Si mes chiffres paraissent exagérés, ou à tout le moins optimiste, je reconnais qu'ils ne se fondent sur aucun autre fondement que ma volonté... Exactement comme font les schumpeteriens avec leurs nouveaux jobs. Les très documentés études de Patrick Artus soulignent qu'après une vingtaine d'années de révolution numérique, nous sommes triplement perdant avec la destruction créatrice. 1/ Le volume total d'emplois crées est plus faible que celui qui ont été détruits (logique, grâce aux gains de productivité). 2/ Les emplois crées sont beaucoup plus inégalitaires qu'avant avec une poignée de développeurs et créateurs bien payés pour une majorité de soutiers très faiblement payés. 3/ Les nouveaux emplois sont beaucoup plus précaires : avec l'explosion de l'auto-entreprenariat et autres statuts précaires, les emplois qui repoussent sont souvent faméliques. L'ultime avatar de ces malheurs sont les rechargeurs de trottinettes, tous auto-entrepreneurs payés à la tâche...

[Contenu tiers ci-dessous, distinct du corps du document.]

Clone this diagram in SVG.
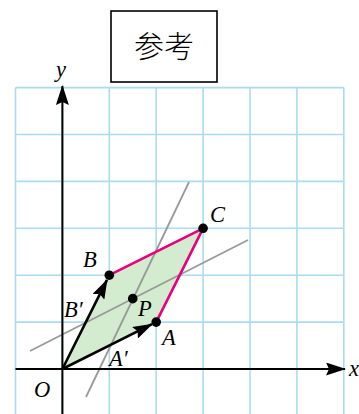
<svg xmlns="http://www.w3.org/2000/svg" width="359" height="414" viewBox="0 0 359 414">
<defs>
<style>
.grid{stroke:#aadcf0;stroke-width:1.6;fill:none}
.axis{stroke:#000;stroke-width:2;fill:none}
.vec{stroke:#000;stroke-width:2.6;fill:none}
.gray{stroke:#999;stroke-width:1.8;fill:none}
.mag{stroke:#e5007f;stroke-width:2.6;fill:none}
.dot{fill:#000}
.lbl{font-family:"Liberation Serif","Times New Roman",serif;font-style:italic;font-size:22.5px;fill:#000}
</style>
<marker id="ah" markerWidth="20" markerHeight="13" refX="19" refY="6.5" orient="auto" markerUnits="userSpaceOnUse">
<path d="M0,0 L20,6.5 L0,13 L3,6.5 z" fill="#000"/>
</marker>
</defs>
<rect width="359" height="414" fill="#fff"/>
<g id="title">
<rect x="111" y="11" width="106" height="71" fill="#fff" stroke="#000" stroke-width="1.6"/>
<text x="164" y="57" text-anchor="middle" font-family="'Noto Sans CJK SC',sans-serif" font-size="30" font-weight="300">参考</text>
</g>
<g id="grid" class="grid">
<path d="M15.5,87.6V414M62.4,87.6V414M109.3,87.6V414M156.2,87.6V414M203.1,87.6V414M250,87.6V414M296.9,87.6V414M343.8,87.6V414"/>
<path d="M15.5,87.6H343.8M15.5,134.5H343.8M15.5,181.4H343.8M15.5,228.3H343.8M15.5,275.2H343.8M15.5,322.1H343.8M15.5,369H343.8"/>
</g>
<g id="parallelogram">
<polygon points="62.4,369 156.2,322.1 203.1,228.3 109.3,275.2" fill="#d3ebcf"/>
</g>
<g id="connectors">
<line class="gray" x1="30" y1="351" x2="248" y2="240"/>
<line class="gray" x1="86" y1="397" x2="189" y2="182"/>
<line class="mag" x1="156.2" y1="322.1" x2="203.1" y2="228.3"/>
<line class="mag" x1="109.3" y1="275.2" x2="203.1" y2="228.3"/>
<line class="axis" x1="62.4" y1="414" x2="62.4" y2="86" marker-end="url(#ah)"/>
<line class="axis" x1="15.5" y1="369" x2="345" y2="369" marker-end="url(#ah)"/>
<line class="vec" x1="62.4" y1="369" x2="152" y2="324.2" marker-end="url(#ah)"/>
<line class="vec" x1="62.4" y1="369" x2="107" y2="279.8" marker-end="url(#ah)"/>
</g>
<g id="A"><circle class="dot" cx="156.2" cy="322.1" r="4.8"/><text class="lbl" x="162" y="345">A</text></g>
<g id="B"><circle class="dot" cx="109.3" cy="275.2" r="4.8"/><text class="lbl" x="83" y="267">B</text></g>
<g id="C"><circle class="dot" cx="203.1" cy="228.3" r="4.8"/><text class="lbl" x="210" y="222">C</text></g>
<g id="P"><circle class="dot" cx="132.75" cy="298.65" r="4.8"/><text class="lbl" x="138" y="316">P</text></g>
<g id="O"><text class="lbl" x="34" y="397">O</text></g>
<g id="Aprime"><text class="lbl" x="109" y="366">A′</text></g>
<g id="Bprime"><text class="lbl" x="64" y="317">B′</text></g>
<g id="xlabel"><text class="lbl" x="349" y="376">x</text></g>
<g id="ylabel"><text class="lbl" x="56" y="77">y</text></g>
</svg>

En face, on pourrait mettre des millions d'emplois pérennes et non délocalisables : on aura toujours besoin de manger et d'énergies propres au service de mobilités non carbones, de chauffages où l'on respire... La seule différence, c'est la calculette. Cette destruction verte, fondée sur la basse consommation et la sobriété, ferait sans doute baisser le PIB. Et ça, c'est sacrilège.

Dans "des marchés et des dieux", Stéphane Foucart souligne les parallèles entre le libéralisme et la croyance religieuse. Il semblerait qu'à la suite des révélations de scandales pédophiles dans l'église, le nombre d'apostasies explose. Il serait bon qu'à la suite des publications scientifiques sur les ravages du capitalisme dérégulé sur le climat, nombre de libéraux fassent leur renoncement à leur religion proprement mortifère.